From the schematic, vo = -gmb*vbs*(ro1||ro2) and vi = vbs, hence

Av = vo/vi = -gmb*(ro1||ro2)

When the above circuit is hooked up and the input (same as before) and output plotted, the graph in Figure 8 is obtained, which gives a gain of -36.3V/V. This gain gives

gmb = Av/(ro1||ro2) = 207µA/V

and hence

η = gmb/gm = 0.588.

These values are 2.3x larger than the values obtained the other way. Something somewhere is incongruent, it seems, though exactly where is unclear. Checking the results with fellow researchers gave only more confusion, and worse, confirmation that confusion was apparently the correct place to be about all of it.

Due to the large number of steps saved by using the process outlined in task 7 rather than that of tasks 4-6, task 7 is likely more accurate and is certainly easier to perform than the earlier method.

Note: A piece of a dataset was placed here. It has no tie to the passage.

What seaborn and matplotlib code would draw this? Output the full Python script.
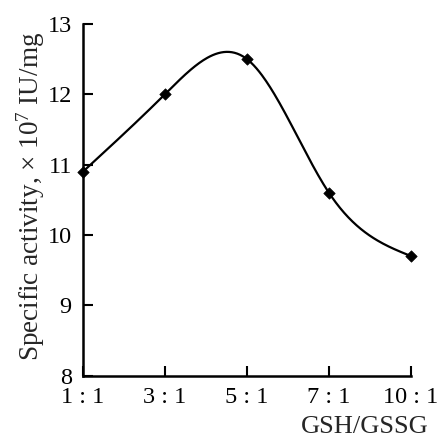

Discussion and Conclusion:

MOSFETs are an effective and fairly simple way of amplifying an ac signal, as long as the amplitude is small enough. In this lab, a basic common-source amplifier was constructed and characterized and then a common-gate, which allowed the body effect to also be examined. The body effect is a consequence of the body and source terminals being at different voltages, and can add to or take away from the total amplification. In the case of the common-gate amplifier, it was seen to add to the total amplification. By clever circuit setup, the body effect can be characterized very directly.